Tired of FB/Google censorship? Visit UNCENSORED!
I've yet to see a real-world business application with even a 25% speedup with the addition of a second processor. SMP is expensive and overrated for all but certain "embarassingly parallel" computational tasks.
I worked for an "internet incubator" that had huge farms of 8 and 4 way Compaq servers running MS-SQL Server 7. One CPU would be pegged at near 100%, while the other processors on the machine would be near idle. With Oracle, the situation was some better, but again less than 25% speedup for 2nd processor, and less than 25% of 25% for 3rd, etc.
Maybe YOU need to grow up, and actually test the benefits of SMP rather than coo and goo-goo over it like some shiny toy.
Fine, but why do you pay for two processors if you only use one? Of course, you can run OpenBSD on an SMP machine, but if I'd like to run a non-SMP-enabled OS, I would certainly not buy an SMP machine.
Pick ONE.
Different approaches, different world views. It's hard to tell which is better (and why) *after* it's been done, much less *before* it's been done.
I don't think the duplication of effort is all that wasteful. Image the state of Linux and FreeBSD security if OpenBSD did not exist.
Most commercial unix systems like solaris are based on BSD.
Wrong. SunOS 4.x (renamed posthumously to Solaris 1.x I believe, by the Sun Marketroids) was a BSD based UNIX. Sun bit the bullet and shifted to SysV for Solaris 2.x, hence the renaming and major version increment (though IIRC SunOS 4.x was never called Solaris 1.x until Solaris 2.x came out - go figure). The Sun marketroids consequently spat on everything BSD based explaining how the way ahead was SysV. Before that, of course, they spat on SysV explaining how superior BSD was. Marketroids, you see. The other big players (AIX, HP-UX, and, I believe, Tru64 or whatever they call it now) are also SysV based. This was no doubt one of the compelling reasons for Sun's switch, at the time. Which brings me to my point - please name come commercial BSD implementations that have "very good" [sic] SMP.
Try NetBSD... safe,straightforward,useful.
I broke in and deleted /usr
.....
hahahahahaha
no wait
There are places where the networks are not touching,and there are places where they are-Boeing's Lori Gunter
yes! you're exactly right! In most real world *business* applications, there are other bottlenecks that keep SMP from giving near 100% increase in performance for each additional processor (it was I/O and cache thrashing in this case).

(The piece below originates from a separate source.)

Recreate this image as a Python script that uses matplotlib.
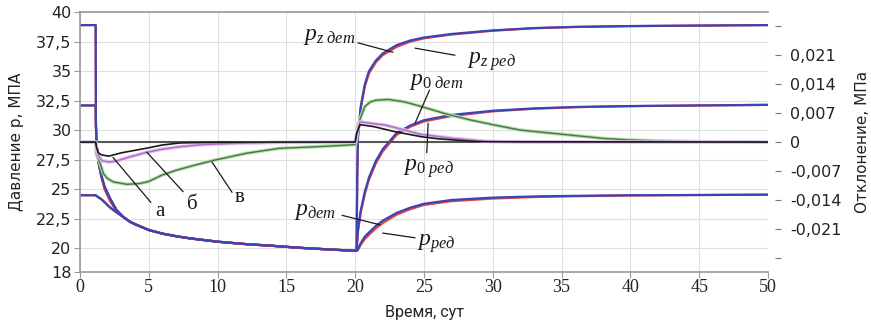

I *have* seen scientifc and engineering applications where that wasn't the case, but those 4 and 8 ways are usually a waste of money in view of cost/benefit.
IPv6 support is not really any more complicated, at an application level, than IPv4 support. In fact the two can be unified using a common interface which is even defined in POSIX.1g. NAT does *not* "solve" the problem of diminished IP space, it simply makes it less immediately burdensome. NAT brings with it a set of unique new problems (like accepting inbound connections). Maybe you've had trouble with IPv6, but that does not mean that it is "inherently broken" or anything like that. IPv6 support on some systems no doubt lacks documentation, but the core technologies are for the most part sound, stable, and ready for prime time.
:)
The key factor, I think, to lack of IPv6 rollout so far is missing support in routers and Windows. That will come, though.
Of course, IHBT perhaps.
"question = (to) ? be : !be;" --Shakespeare
Like I care about my karma, being maxed out for the last YEAR. Go mod something UP for chrissake. What a waste of mod points.
For your modding pleasure, this is offtopic, flamebait, trollish, overrated and quite sad that I even feel the need to mention this.